:: SOURCE DATA ::

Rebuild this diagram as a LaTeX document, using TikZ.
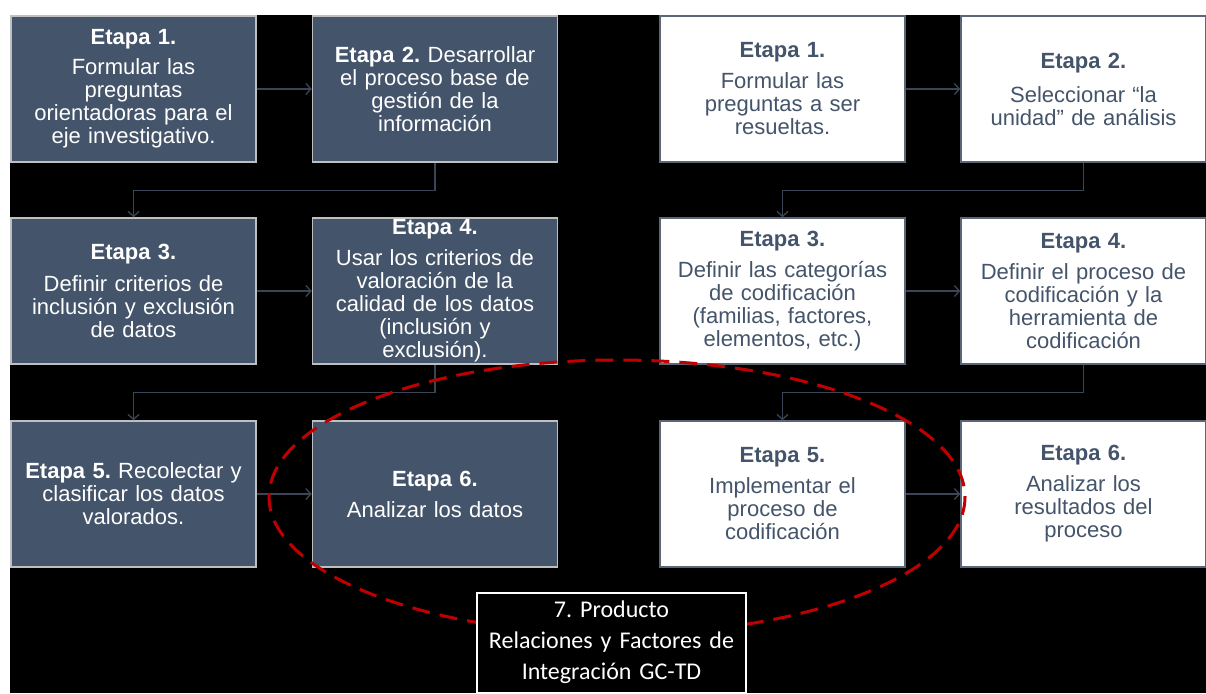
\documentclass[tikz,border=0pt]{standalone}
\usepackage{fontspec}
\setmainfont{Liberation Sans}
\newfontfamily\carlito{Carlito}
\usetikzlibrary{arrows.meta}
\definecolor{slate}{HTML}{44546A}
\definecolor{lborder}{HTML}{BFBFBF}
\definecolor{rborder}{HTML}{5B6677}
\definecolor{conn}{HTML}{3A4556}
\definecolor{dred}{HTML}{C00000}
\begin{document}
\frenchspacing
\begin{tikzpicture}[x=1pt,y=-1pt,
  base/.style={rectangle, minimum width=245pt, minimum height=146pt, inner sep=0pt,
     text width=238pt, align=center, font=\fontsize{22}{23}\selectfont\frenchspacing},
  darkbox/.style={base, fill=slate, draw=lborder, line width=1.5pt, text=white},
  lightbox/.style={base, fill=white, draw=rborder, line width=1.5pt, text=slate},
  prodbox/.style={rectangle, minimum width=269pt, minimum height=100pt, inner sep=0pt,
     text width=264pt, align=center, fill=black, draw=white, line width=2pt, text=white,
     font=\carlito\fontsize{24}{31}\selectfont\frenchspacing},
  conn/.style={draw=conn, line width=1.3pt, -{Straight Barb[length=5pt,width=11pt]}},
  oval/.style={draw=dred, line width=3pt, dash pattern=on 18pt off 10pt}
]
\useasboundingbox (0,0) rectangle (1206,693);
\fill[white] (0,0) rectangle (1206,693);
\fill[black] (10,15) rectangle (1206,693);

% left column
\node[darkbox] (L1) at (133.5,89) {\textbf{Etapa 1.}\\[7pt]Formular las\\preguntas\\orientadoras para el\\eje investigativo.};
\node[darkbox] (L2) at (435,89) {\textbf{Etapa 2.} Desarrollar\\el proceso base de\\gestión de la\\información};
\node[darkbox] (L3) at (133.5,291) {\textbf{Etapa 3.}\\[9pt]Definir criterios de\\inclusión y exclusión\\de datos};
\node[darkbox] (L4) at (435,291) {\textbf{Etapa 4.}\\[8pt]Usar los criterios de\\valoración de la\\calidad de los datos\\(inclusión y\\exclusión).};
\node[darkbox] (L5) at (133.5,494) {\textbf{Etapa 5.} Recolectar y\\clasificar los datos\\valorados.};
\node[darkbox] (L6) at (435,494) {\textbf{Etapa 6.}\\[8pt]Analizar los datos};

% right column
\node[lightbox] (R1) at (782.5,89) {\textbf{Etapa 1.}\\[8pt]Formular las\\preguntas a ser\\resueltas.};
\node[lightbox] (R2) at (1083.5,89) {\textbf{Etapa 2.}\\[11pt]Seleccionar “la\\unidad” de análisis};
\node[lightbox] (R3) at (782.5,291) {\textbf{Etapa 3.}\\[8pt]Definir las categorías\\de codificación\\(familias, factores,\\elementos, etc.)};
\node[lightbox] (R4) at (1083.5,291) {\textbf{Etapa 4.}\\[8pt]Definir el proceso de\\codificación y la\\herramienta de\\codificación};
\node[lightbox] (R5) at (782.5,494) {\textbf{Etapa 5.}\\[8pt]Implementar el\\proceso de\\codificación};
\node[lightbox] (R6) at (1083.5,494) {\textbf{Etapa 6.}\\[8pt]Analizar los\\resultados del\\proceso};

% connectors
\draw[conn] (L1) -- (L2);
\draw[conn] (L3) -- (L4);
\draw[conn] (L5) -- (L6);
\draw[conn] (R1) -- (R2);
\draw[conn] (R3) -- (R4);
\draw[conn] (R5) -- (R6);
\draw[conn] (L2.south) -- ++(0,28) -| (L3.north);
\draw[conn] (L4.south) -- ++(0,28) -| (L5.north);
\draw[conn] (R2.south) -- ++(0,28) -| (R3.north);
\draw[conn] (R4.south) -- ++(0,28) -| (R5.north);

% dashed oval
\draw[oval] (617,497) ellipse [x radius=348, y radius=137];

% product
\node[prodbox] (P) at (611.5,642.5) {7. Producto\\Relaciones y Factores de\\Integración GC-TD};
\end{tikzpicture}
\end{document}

:::

### WHAT THE TASK REQUIRES
Write out exactly the opening lines of the data, stopping after the line that holds "(10,15) rectangle (1206,693);". Exclude pictures.

### OUTPUT OF THE TASK
Rebuild this diagram as a LaTeX document, using TikZ.
\documentclass[tikz,border=0pt]{standalone}
\usepackage{fontspec}
\setmainfont{Liberation Sans}
\newfontfamily\carlito{Carlito}
\usetikzlibrary{arrows.meta}
\definecolor{slate}{HTML}{44546A}
\definecolor{lborder}{HTML}{BFBFBF}
\definecolor{rborder}{HTML}{5B6677}
\definecolor{conn}{HTML}{3A4556}
\definecolor{dred}{HTML}{C00000}
\begin{document}
\frenchspacing
\begin{tikzpicture}[x=1pt,y=-1pt,
  base/.style={rectangle, minimum width=245pt, minimum height=146pt, inner sep=0pt,
     text width=238pt, align=center, font=\fontsize{22}{23}\selectfont\frenchspacing},
  darkbox/.style={base, fill=slate, draw=lborder, line width=1.5pt, text=white},
  lightbox/.style={base, fill=white, draw=rborder, line width=1.5pt, text=slate},
  prodbox/.style={rectangle, minimum width=269pt, minimum height=100pt, inner sep=0pt,
     text width=264pt, align=center, fill=black, draw=white, line width=2pt, text=white,
     font=\carlito\fontsize{24}{31}\selectfont\frenchspacing},
  conn/.style={draw=conn, line width=1.3pt, -{Straight Barb[length=5pt,width=11pt]}},
  oval/.style={draw=dred, line width=3pt, dash pattern=on 18pt off 10pt}
]
\useasboundingbox (0,0) rectangle (1206,693);
\fill[white] (0,0) rectangle (1206,693);
\fill[black] (10,15) rectangle (1206,693);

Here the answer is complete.